Tenían el cuerpo cubierto de barro. Los vagones traquetearon al pasar a apenas tres metros de ellos, con un ruido ensordecedor. Stride intentó agarrar a Dada por la muñeca, pero éste se puso en pie arrastrando a Stride consigo. Éste le golpeó en el cuello, pero el golpe no le hizo nada. Dada lo ahuyentó como si fuera una mosca, empujándolo hacia atrás, pero Stride volvió a la carga y aguantó, golpeando los riñones del joven con el puño derecho. Los músculos nudosos de Dada eran como un saco de arena de boxeo: amortiguaban todos los golpes.
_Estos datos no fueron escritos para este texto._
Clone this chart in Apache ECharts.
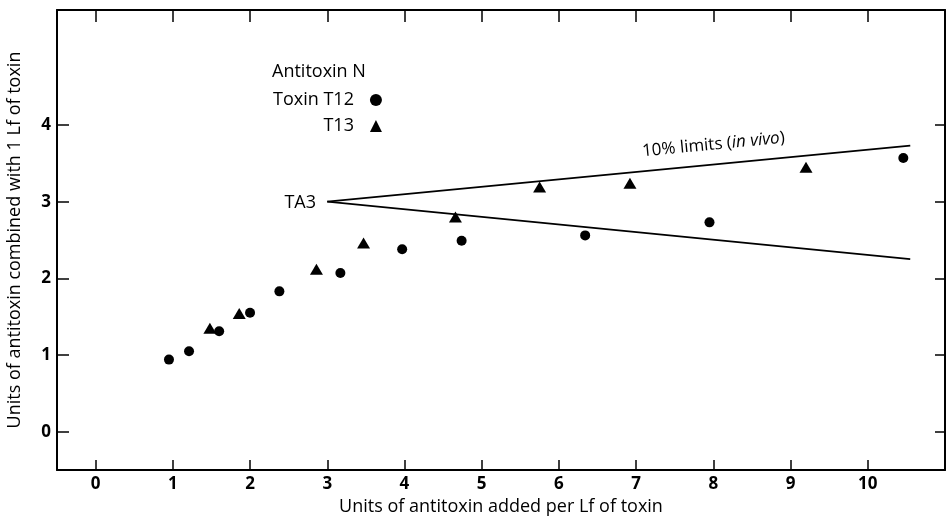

—Chico estúpido —dijo Dada.

Le propinó a Stride un puñetazo en la boca. Su anillo de plata le hizo un con e en la cara. Stride sintió como si una pala metálica hubiera dado contra sus dientes. Dio dos pasos tambaleantes y se hundió en la maleza. Tosió y notó el sabor de la sangre. Al apretar los dientes, las mandíbulas no se alinearon y una muela se balanceó como si pendiera de un hilo. Quería levantarse, pero sus ojos enviaban a su cerebro un revoltijo de imágenes de lo que tenía delante. El dolor era pulsátil y le amartillaba el cráneo.

Oyó algo. Un chasquido. Un agudo sonido metálico.

Una voz.

—¡Alto!

Era Ray. Estaba disparando.

Stride pugnó por ponerse a gatas. Tenía la boca abierta y la sangre le brotaba de las comisuras de los labios como a un vampiro. Sacudió la cabeza, intentando enfocar su visión borrosa. Cuando la imagen se aclaró, vio a Dada corriendo hacia el tren mientras éste aceleraba. En la carretera, cerca del Camaro, Ray sostenía su revólver con las dos manos y disparó una vez más.

La bala rebotó en uno de los furgones.

Dada se asió al travesaño de una escalera de acero y balanceó garbosamente su enorme pierna hasta el primer tramo de escalerilla. Los últimos vagones del gigantesco ciempiés serpentearon al pasar. Stride vio a Ray cojeando e intentando correr, pero fracasó. El tren los dejó a los dos atrás. Dada se encogió ante sus ojos, se perdió en la creciente oscuridad, se desvaneció, escapó.

Stride se arrastró unos cuantos centímetros, volvió a sentir que el mundo daba vueltas y luego se desmayó.

—Vaya, eres simplemente genial —le dijo Maggie a Stride con una sonrisa.

—No fue mi mejor momento —admitió.

—¿Cómo le sentó a Ray que Dada se le escapara?

—Visto en retrospectiva, creo que se sintió aliviado. Él sabía que Dada se largaría bien lejos en cuanto subiera a ese tren. Que nunca volveríamos a verle. Todos lograron lo que querían. Ray. El padre de Laura. Peter Stanhope y su padre. Todos ellos creían que sabíamos quién había matado a Laura y que se había largado de la ciudad para siempre. El asunto podía darse por muerto y enterrado. Y eso es lo que pasó.

—Pero ¿mató Dada a Laura? —preguntó Maggie.

—Ray mandó al laboratorio las huellas dactilares de la cantimplora de Dada, y las compararon con las del bate de Peter. Encontraron una coincidencia. Las huellas de Dada estaban en el bate, lo que concordaba con la historia de Peter. Y no aparecieron más testigos. —¿Y a Ray le bastó con eso?

—Le bastó a todo el mundo. Incluso a mí. Hasta ahora.